You can smell a factory farm (feed lot) from a mile away - literally, those places stink! And it’s not just an unpleasant smell - this form of air pollution is a major problem. You’ve probably heard that cows release a lot of methane when they pass gas and burp. These emissions plus nitrous oxide in their manure are largely connected to climate change. That’s why a report by the UN concluded that animal agriculture is a larger contributor to greenhouse gas than all forms of transportation. And speaking of the previously mentioned issue of deforestation, when rainforests are cleared to create livestock pastures, carbon is released into the air.

Earth-friendly tip: Buy more local, plant-based foods to cut back on the distance it has to travel from farm to plate, thus reducing the amount of emissions created in the process.


It Combats World Hunger

Hundreds of millions of people around the world are currently suffering from hunger and malnutrition, and yet 70 percent of the grain grown in the United States is fed to livestock. Even animals in poor countries are fed cereal, as well as legumes and vegetables, in order to produce meat and dairy. All in all, more than 700 million tons of human-grade food goes into animal agriculture each year, which could instead be used to eradicate hunger.
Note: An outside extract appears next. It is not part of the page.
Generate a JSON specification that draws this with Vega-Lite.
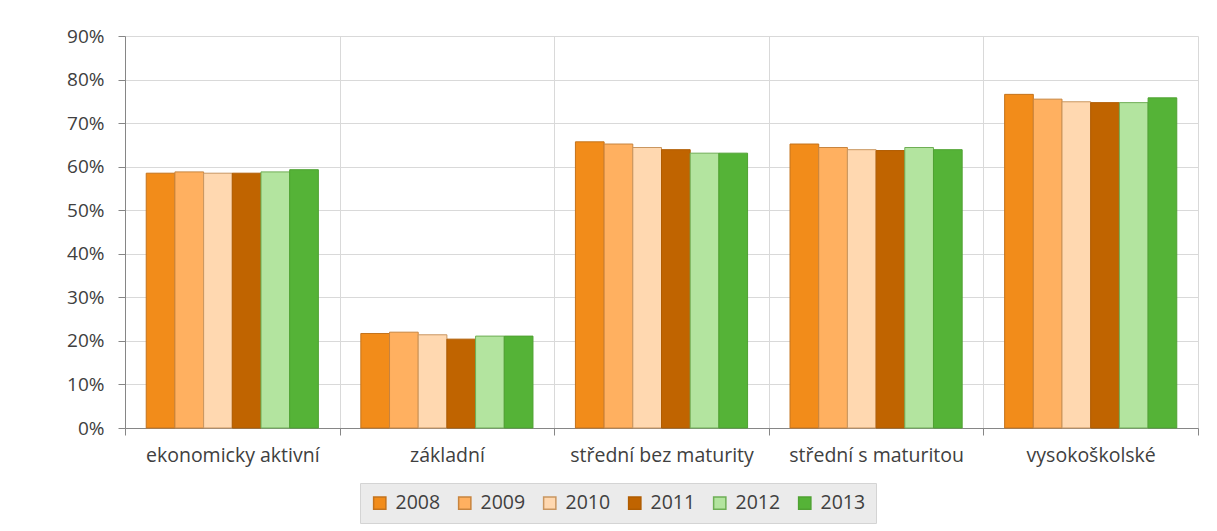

Earth-friendly tip: Only order or make as much food as you can eat in one sitting to prevent waste. If you happen to have leftovers, store them in a reusable container and compost any inedible scraps.


Things You Should Know….

1.  It takes 16 lbs of grain and soybeans to produce 1 lb of feedlot beef.


2.  1 acre of trees is spared each year by each individual who switches to a pure plant based diet.


3.  Over 19,000 animals are slaughtered every minute in the U.S. alone.


4.  Livestock production is the user of more than half of all water purposes in the U.S.


5.  1 billion tons of un-recycled waste is produced annually by U.S. livestock in confinement operations.


6.  There are no sewer systems in our feedlots and the waste often ends up in our water.


7.  55% of total antibiotics used in the U.S. are fed routinely to livestock.


8.  Grass-fed animals create more methane than grain-fed because it takes more digesting to break down

the cellulose in grass.


9.  Many marine ecologists think that the biggest single threat to marine ecosystems today is overfishing. Our appetite for fish is exceeding the oceans' ecological limits with devastating impacts on marine ecosystems. Scientists are warning that overfishing results in profound changes in our oceans, perhaps changing them forever.


10.  The majority of the dead zones (lack of oxygen) in our oceans are caused by runoff from animal manure, fertilizers, and heavy metals.


Every time we sit down to eat, we have the opportunity to “think green” and do our part in creating a world in which our planet can support life for all its inhabitants.